Rien n'est figé tout est moment, mouvement et contraste en perpétuel changement.
Nous pouvons être ce que nous n'étions pas hier , l'autre dans son interminable "combat".
Merci ma sœur pour cette découverte.

Liss a dit…

Ma chère Kinzy,

c'est comme si tu avais lu le livre. "Rien n'est noir ou blanc tout est blanc et noir", je suis entièrement d'accord avec toi, or certains protagonistes du roman voudraient que les mondes soient bien séparés, les Blancs, les Noirs, comme si un mélange des deux ne pourrait jamais être qu'une imposture, un leurre...

St-ralph a dit…

Je retiens que tu as constaté aussi que Ralph Ellison "sait faire haleter" le lecteur, le rendre "impatient de savoir comment ça se termine". Et comme tu conclus toi-même, c'est là l'un des signes des romans d'exception". Pour ma part, j'ai rarement lu un roman aussi volumineux avec autant d'envie de savoir comment va finir le héros. Je n'ai pas été, un seul moment, gagné par la lassitude ! "616 pages et aucune de trop". Nous sommes d'accord. Ecrire un roman aussi politique sans tomber dans la déclamation des théories pompeuses, c'est absolument une prouesse. J'ai aussi beaucoup apprécié les choix divergents des noirs pour mener le combat politique qui s'imposait à eux. Des divergences qui souvent appelaient la violence... entre eux.

Bonne rentrée et bon courage ! Quant à moi, j'ai repris depuis le lundi 30 août. Bon courage aussi pour les livres à lire qui s'amasseront sur les étagères de ta bibliothèque.

Liss a dit…

cher St-Ralph,

Je me suis interdit de relire ton papier avant de publier le mien, et lorsque je l'ai fait et que, là, je suis allée revoir ta critique, j'ai constaté, avec plaisir, des points communs comme celui que tu évoques. Je te remercie vivement de m'avoir mis l'eau à la bouche. Tu penses bien que je pensais à toi tout au long de ma lecture, en plus avec cette similitude de prénom, c'était immanquable. A propos, j'aimerais bien savoir comment tu en es arrivé à lire ce roman, j'aime bien qu'on me conte l'histoire de la rencontre avec un livre.

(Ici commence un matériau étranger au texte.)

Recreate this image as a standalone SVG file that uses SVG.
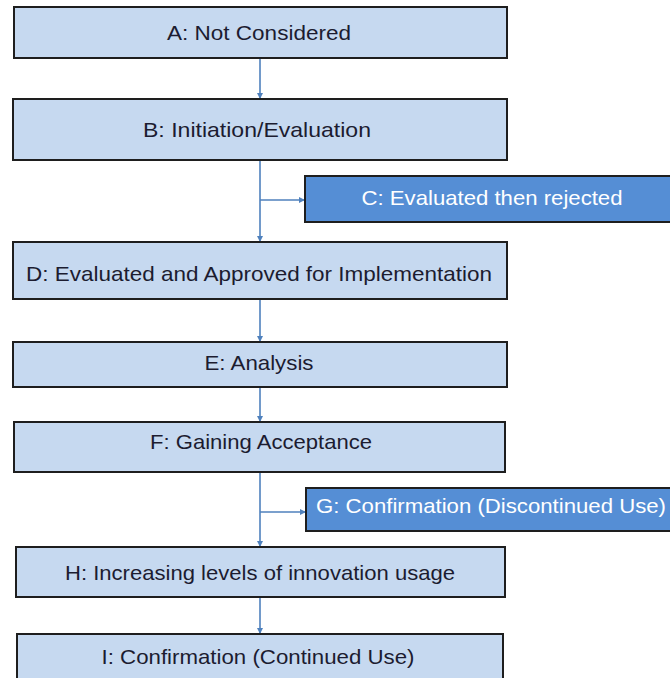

Mais le passage qui m'a le plus fait penser à toi, c'est à la page 470, Ralph l'a écrit tout spécialement pour St-Ralph.

Bon courage à toi aussi, moi ma rentrée c'était aujourd'hui. Bonnes corrections de copies, et bonnes lectures !

GANGOUEUS a dit…

:O)

kinzy a dit…

Hi liss
Non désolée, je ne l'ai pas lu,mais C'est un thème des plus récurant de la littérature noire américaine.
et tu m'a donné envie de le découvrir.

Séparez tout le monde ?
On a vu le résultat!
Va falloir penser autre chose(-)

St-Ralph a dit…

Quel beau sujet que celui de la rencontre avec un livre ! On n'y pense pas toujours ; mais quand on fait machine arrière, on se rend compte que le moment du choix d'un livre est toujours une vraie rencontre. On s'en souvient comme telle ! Je peux donc te dire que c'est une amie à qui j'avais fait savoir que j'aimerais découvrir davantage la littérature noire américaine qui m'a conseillé "Homme invisible, pour qui chantes-tu ?". Elle m'a parlé de ce livre comme d'un classique incontournable. Cette amie est libraire et ses avis me sont fort utiles.

Je suppose que tu imagines aisément que je me suis précipité sur "L'homme invisible" pour lire le contenu de la page 470 ! Une page relative à l'Histoire ! Des interrogations et une réflexion très intéressantes. Merci d'avoir pensé à moi.

Un dernier mot : je n'ai pas encore mis la main sur "La prochaine fois, le feu" de J. Balwin. N'est-il plus disponible ? Je viens de relancer ma commande. J'espère que je finirai par l'avoir.

Liss a dit…

Tu as une libraire bien précieuse, et qui ne s'est pas retrouvée derrière les comptoirs d'une librairie par hasard, elle a un vrai amour pour le livre.
Quant à Baldwin, il n'est pas possible que le livre ne soit plus disponible, c'est également un classique, en tout cas il faut absoulement que tu le lises, je t'encourage donc à poursuivre tes relances, tu ne seras pas déçu.